The gatekeepers on the road to inbox heaven

  1. Both of these lead to improved acceptance of the emails, and as a result to improved deliverability, as well as better opening and click rates. However, before an email reaches the destination where the marketers believe it belongs – namely the recipient’s inbox – it has a long journey to make and a number of technological hurdles to overcome. Not to mention that there are several different players involved in the sending and delivery of that email:
  2. On the one hand there is the sender, in our case the marketing department of a brand. The sender has a great interest in their advertising message reaching as many addressees as possible and being opened and read by them. The technical aspects behind the dispatch and delivery of the emails are too complex for the sender, and are of little relevance.
  3. This is because this is usually taken care of for them by the email service provider (ESP). The ESP usually knows all the hurdles – such as authentication procedures – that an email must jump over on its journey to the recipient.
  4. Then there is the mailbox provider (MBP), who accepts the mail on the recipient side and delivers it to the inbox of the addressee. Or not, as the case may be: because it is in their interest to protect the addressee (their customer) as effectively as possible from spam and phishing attacks, and to deliver only those mails that are secure and relevant.
  5. And last but not least, there is the addressee, who on the one hand wants to receive and read their emails, but on the other hand also wants to be effectively protected against spam and phishing.

BIMI logo as both marketing coup and symbol of authenticity

Alas, there is therefore no way around technical conditions for creating the added value BIMI offers. The basis for BIMI, back in 2015, was the DMARC authentication protocol. To give you an analogy from snail mail, DMARC would mean – put simply – that the envelope, letterhead and signature of a letter have the same sender, so the recipient can be sure that the letter really does come from that sender. This is exactly what the recipient of electronic mail is unfortunately unable to discern without corresponding technical knowledge, because it is hidden in the email header – and this is where BIMI comes in.

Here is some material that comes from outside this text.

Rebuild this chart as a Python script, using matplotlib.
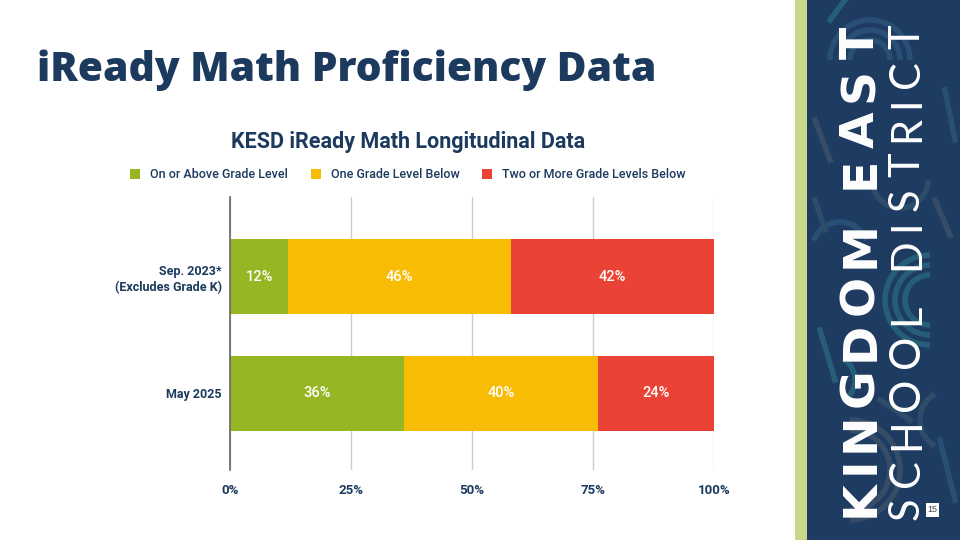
import matplotlib
matplotlib.use("Agg")
import matplotlib.pyplot as plt
from matplotlib.patches import Rectangle, Arc
from matplotlib.lines import Line2D
from matplotlib.textpath import TextPath
from matplotlib.font_manager import FontProperties

# ---- data ----
categories = ["Sep. 2023*\n(Excludes Grade K)", "May 2025"]
series_names = ["On or Above Grade Level", "One Grade Level Below", "Two or More Grade Levels Below"]
on_or_above = [12, 36]
one_below = [46, 40]
two_or_more = [42, 24]
x_ticks = [0, 25, 50, 75, 100]
x_tick_labels = ["0%", "25%", "50%", "75%", "100%"]

colors = ["#97b624", "#f9bc05", "#ea4335"]
navy = "#1c3a5e"
W, H = 960, 540

fig = plt.figure(figsize=(9.6, 5.4), dpi=100)
fig.patch.set_facecolor("white")

# ---- right decorative panel ----
deco = fig.add_axes([795 / W, 0, (W - 795) / W, 1], zorder=1)
deco.set_xlim(795, 960)
deco.set_ylim(540, 0)
deco.axis("off")
deco.add_patch(Rectangle((807, 0), 153, 540, facecolor="#1e3b61", edgecolor="none", zorder=0))
deco_col = ["#2b5277", "#3a5068", "#27617a", "#2f4f6b"]
for (cx, cy, r, t1, t2, c) in [
        (870, 60, 40, 180, 360, 0), (870, 60, 30, 180, 360, 0), (870, 60, 20, 180, 360, 0),
        (930, 300, 45, 90, 270, 2), (930, 300, 35, 90, 270, 2), (930, 300, 25, 90, 270, 2),
        (850, 470, 50, 270, 90, 1), (850, 470, 40, 270, 90, 1),
        (900, 180, 28, 0, 180, 3), (840, 250, 28, 200, 340, 0),
        (950, 420, 30, 120, 240, 3), (830, 380, 25, 300, 60, 2)]:
    deco.add_patch(Arc((cx, cy), 2 * r, 2 * r, theta1=t1, theta2=t2,
                       color=deco_col[c], lw=4, alpha=0.9, zorder=1))
for (x0, y0, x1, y1, c) in [(815, 120, 830, 160, 1), (945, 90, 955, 140, 0),
                            (820, 330, 835, 380, 2), (880, 400, 910, 420, 3),
                            (940, 440, 955, 500, 0), (830, 20, 845, 0, 2),
                            (815, 200, 825, 230, 3), (935, 200, 950, 235, 1)]:
    deco.add_line(Line2D([x0, x1], [y0, y1], color=deco_col[c], lw=4, alpha=0.9, zorder=1))
deco.add_patch(Rectangle((795, 0), 12, 540, facecolor="#c9d78b", edgecolor="none", zorder=3))


def tracked_vertical(text, xc, y_bottom, y_top, fp, fs_pt, color):
    # place characters rotated 90 deg from bottom to top with uniform tracking
    scale = 100 / 72.0
    widths = []
    for ch in text:
        if ch == " ":
            widths.append(fs_pt * scale * 0.3)
        else:
            tp = TextPath((0, 0), ch, size=fs_pt * scale, prop=fp)
            widths.append(tp.get_extents().width)
    total = y_bottom - y_top
    gap = (total - sum(widths)) / (len(text) - 1)
    pos = y_bottom
    for ch, w in zip(text, widths):
        if ch != " ":
            fig.text(xc / W, 1 - (pos - w / 2) / H, ch, rotation=90, fontproperties=fp,
                     fontsize=fs_pt, color=color, ha="center", va="center", zorder=5)
        pos -= w + gap


fp_bold = FontProperties(family="DejaVu Sans", weight="bold")
fp_thin = FontProperties(family="Lato", weight="normal")
tracked_vertical("KINGDOM EAST", 861, 516, 27, fp_bold, 34, "white")
tracked_vertical("SCHOOL DISTRICT", 907, 518, 25, fp_thin, 30, "white")

# page number
fig.patches.append(Rectangle((926 / W, 1 - 517 / H), 13 / W, 14 / H, transform=fig.transFigure,
                             facecolor="white", edgecolor="none", zorder=6))
fig.text(932.5 / W, 1 - 510 / H, "15", fontsize=6.5, color="#444444", ha="center", va="center",
         family="Liberation Sans", zorder=7)

# ---- titles ----
fig.text(37 / W, 1 - 70 / H, "iReady Math Proficiency Data", family="Open Sans", weight=800,
         fontsize=29.3, color=navy, ha="left", va="center")
fig.text(408 / W, 1 - 142 / H, "KESD iReady Math Longitudinal Data", family="Roboto",
         weight="bold", fontsize=15.5, color=navy, ha="center", va="center")

# ---- chart ----
ax = fig.add_axes([230 / W, 1 - 470 / H, (714 - 230) / W, (470 - 197) / H])
ypos = list(range(len(categories)))
left = [0] * len(categories)
for name, vals, col in zip(series_names, [on_or_above, one_below, two_or_more], colors):
    bars = ax.barh(ypos, vals, left=left, height=0.64, color=col, label=name, zorder=3)
    ax.bar_label(bars, labels=[f"{v}%" for v in vals], label_type="center", color="white",
                 fontsize=10.5, family="Roboto", weight="medium")
    left = [l + v for l, v in zip(left, vals)]

ax.set_xlim(0, 100)
ax.set_ylim(1.655, -0.68)
ax.set_xticks(x_ticks)
ax.set_xticklabels(x_tick_labels, family="Roboto", weight="bold", fontsize=9.5, color=navy)
ax.set_yticks(ypos)
ax.set_yticklabels(categories, family="Roboto", weight="bold", fontsize=9, color=navy,
                   linespacing=1.25)
ax.tick_params(length=0, pad=6)
ax.tick_params(axis="x", pad=10)
ax.xaxis.grid(True, color="#cccccc", lw=1, zorder=0)
for s in ["top", "right", "bottom"]:
    ax.spines[s].set_visible(False)
ax.spines["left"].set_color("#666666")
ax.spines["left"].set_linewidth(1.2)
ax.spines["left"].set_zorder(4)

handles = [Rectangle((0, 0), 1, 1, facecolor=c) for c in colors]
fig.legend(handles, series_names, loc="center", bbox_to_anchor=(408 / W, 1 - 175 / H),
           ncol=3, frameon=False, handlelength=0.8, handleheight=0.8, handletextpad=0.8,
           columnspacing=1.8, prop=FontProperties(family="Roboto", weight="medium", size=9.0),
           labelcolor=navy)

fig.savefig("out.png", dpi=100, facecolor="white")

With BIMI, the world’s largest mailbox providers (including Verizon, Microsoft, and Google) have introduced a cross-sector standard in email marketing. Emails from senders who use BIMI will be displayed with the sender-brand’s logo when the email lands in the recipient’s inbox, as long as they have successfully passed through DMARC. Of course, this only works if the receiving email client also supports BIMI.

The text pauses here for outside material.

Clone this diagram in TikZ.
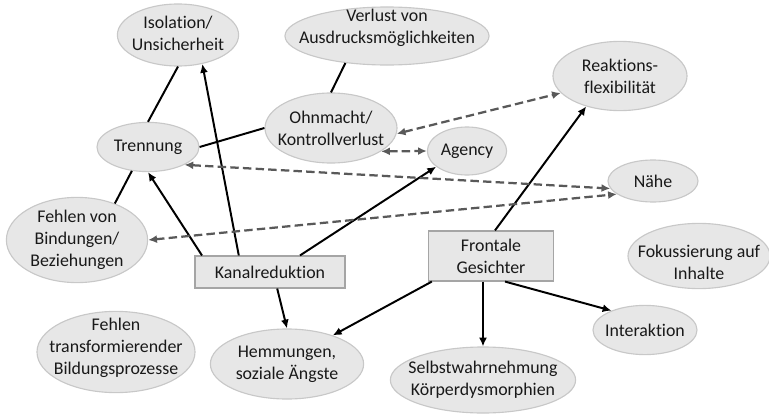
\documentclass[tikz,border=0pt]{standalone}
\usepackage{fontspec}
\setmainfont{Carlito}[Ligatures=NoCommon]
\usetikzlibrary{shapes.geometric,arrows.meta}
\definecolor{ellfill}{RGB}{231,231,231}
\definecolor{ellline}{RGB}{200,200,200}
\definecolor{recline}{RGB}{165,165,165}
\definecolor{dashgray}{RGB}{89,89,89}
\definecolor{textcol}{RGB}{25,25,25}
\begin{document}
\begin{tikzpicture}[x=0.025cm,y=-0.025cm,font=\fontsize{12.7}{15.5}\selectfont,text=textcol]
    \tikzstyle{ell} = [ellipse,draw=ellline,fill=ellfill,line width=0.8pt,inner sep=0pt]
    \tikzstyle{rec} = [rectangle,draw=recline,fill=ellfill,line width=0.8pt,align=center,inner sep=0pt]
    \tikzstyle{linie} = [line width=1.4pt]
    \tikzstyle{pfeil} = [linie,-{Latex[length=2.2mm,width=2mm]}]
    \tikzstyle{gestr} = [{Latex[length=2.2mm,width=2mm]}-{Latex[length=2.2mm,width=2mm]},line width=1.6pt,dash pattern=on 6pt off 3pt,draw=dashgray]
    \useasboundingbox (0,0) rectangle (769,414);
    \node [ell, minimum width=3.03cm, minimum height=1.55cm, label={[align=center,yshift=0.05cm]center:Isolation/\\Unsicherheit}] (isolation) at (178,35) {};
    \node [ell, minimum width=5.1cm, minimum height=1.45cm, label={[align=center,yshift=0.2cm]center:Verlust von\\Ausdrucksmöglichkeiten}] (verlust) at (387,36) {};
    \node [ell, minimum width=3.3cm, minimum height=1.75cm, label={[align=center]center:Ohnmacht/\\Kontrollverlust}] (ohnmacht) at (331,128) {};
    \node [ell, minimum width=2.55cm, minimum height=1.23cm, label={center:Trennung}] (trennung) at (148,147) {};
    \node [ell, minimum width=3.35cm, minimum height=1.73cm, label={[align=center]center:Reaktions-\\flexibilität}] (reaktion) at (620,76) {};
    \node [ell, minimum width=1.98cm, minimum height=1.2cm, label={center:Agency}] (agency) at (467,151) {};
    \node [ell, minimum width=2.25cm, minimum height=1.05cm, label={center:Nähe}] (naehe) at (653,181) {};
    \node [ell, minimum width=3.53cm, minimum height=2.13cm, label={[align=center]center:Fehlen von\\Bindungen/\\Beziehungen}] (bindung) at (77,240) {};
    \node [ell, minimum width=3.95cm, minimum height=2.03cm, label={[align=center,yshift=0.1cm]center:Fehlen\\transformierender\\Bildungsprozesse}] (bildung) at (116,352) {};
    \node [ell, minimum width=3.83cm, minimum height=1.75cm, label={[align=center]center:Hemmungen,\\soziale Ängste}] (hemmung) at (287,364) {};
    \node [ell, minimum width=3.55cm, minimum height=1.63cm, label={[align=center,yshift=-0.15cm]center:Fokussierung auf\\Inhalte}] (fokus) at (699,256) {};
    \node [ell, minimum width=2.6cm, minimum height=1.23cm, label={center:Interaktion}] (interaktion) at (645,330) {};
    \node [ell, minimum width=4.63cm, minimum height=1.65cm, label={[align=center]center:Selbstwahrnehmung\\Körperdysmorphien}] (selbst) at (483,380) {};
    \node [rec, minimum width=3.75cm, minimum height=0.8cm] (kanal) at (270,272) {Kanalreduktion};
    \node [rec, minimum width=3.13cm, minimum height=1.25cm] (frontal) at (491,256) {Frontale\\Gesichter};
    \draw [linie] (trennung.north) -- (isolation.south);
    \draw [linie] (trennung.east) -- (ohnmacht.west);
    \draw [linie] (ohnmacht.north) -- (verlust.213);
    \draw [linie] (bindung.44) -- (trennung.236);
    \draw [pfeil] ([xshift=-1.7cm]kanal.north) -- (trennung.south);
    \draw [pfeil] ([xshift=-0.78cm]kanal.north) -- (isolation.-50);
    \draw [pfeil] ([xshift=0.75cm]kanal.north) -- (agency.207);
    \draw [pfeil] ([xshift=0.18cm]kanal.south) -- (hemmung.north);
    \draw [pfeil] ([xshift=0.1cm]frontal.north) -- (reaktion.222);
    \draw [pfeil] ([xshift=0.1cm]frontal.south west) -- (hemmung.32);
    \draw [pfeil] ([xshift=-0.2cm]frontal.south) -- ([xshift=-0.2cm]frontal.south |- selbst.north);
    \draw [pfeil] ([xshift=0.35cm]frontal.south) -- (interaktion.150);
    \draw [gestr] (ohnmacht.-5) -- (reaktion.196);
    \draw [gestr] (ohnmacht.-25) -- (agency.west);
    \draw [gestr] (trennung.-26) -- (naehe.190);
    \draw [gestr] (bindung.east) -- (naehe.200);
\end{tikzpicture}
\end{document}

BIMI therefore has several advantages:

  1. The brand benefits from greater presence and visibility in the inbox
  2. The ESP protects its reputation by ensuring that emails sent via it can be clearly assigned to a legitimate sender.
  3. The recipient can be sure that the email received really comes from the sender and is not a phishing attack.

The brand is thus effectively protected against abuse through phishing, which damages not only its reputation, but also the performance of its mailings. The concept is, however, not entirely new. Individual mailbox providers (MBP) have previously developed procedures to display the logo of a brand in the inbox of the email recipient. With mixed success, because such a “solo effort” is costly for all parties involved: Each MBP must maintain its own archive of logos and the trademark owners must ensure that all MBPs have the up-to-date trademark logo in the appropriate format for the respective MBP.

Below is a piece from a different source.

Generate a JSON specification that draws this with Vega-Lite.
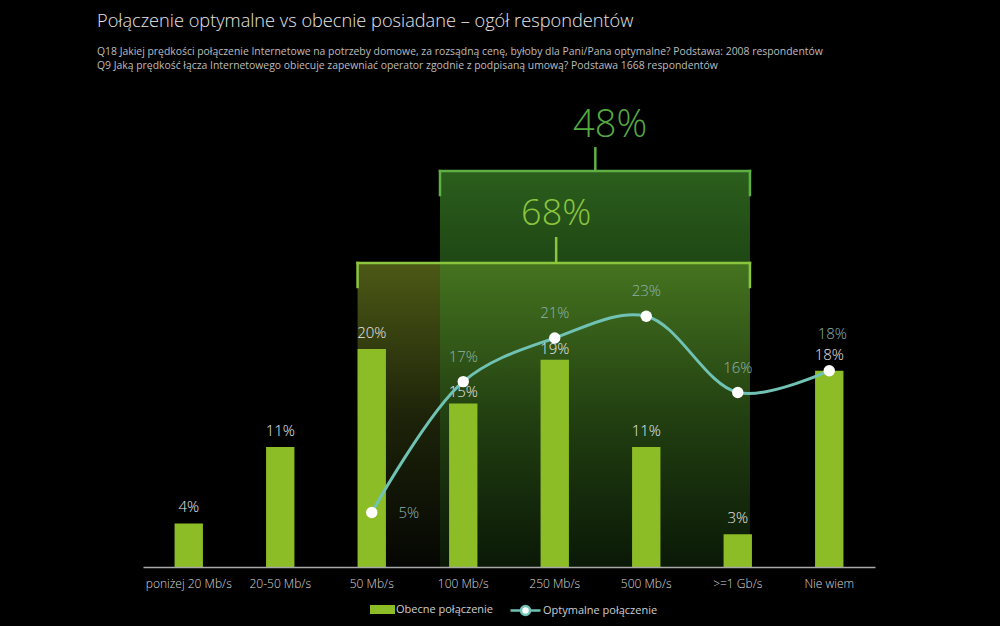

Giving recipients a secure feeling, while increasing brand recognition

All this is not necessary with BIMI. BIMI is an open standard that anyone can implement and use. BIMI builds on already existing authentication standards (SPF, DKIM, and DMARC). And BIMI offers a brand an additional marketing value through the multiple placements of the logo – something which will ultimately convince especially marketers, who have so far accorded little attention to compliance with the necessary technical standards for email transmission. And it is precisely these standards that ultimately make emails more secure, not only protecting the good reputation of the brand, but building on it and giving recipients a secure feeling when reading their emails.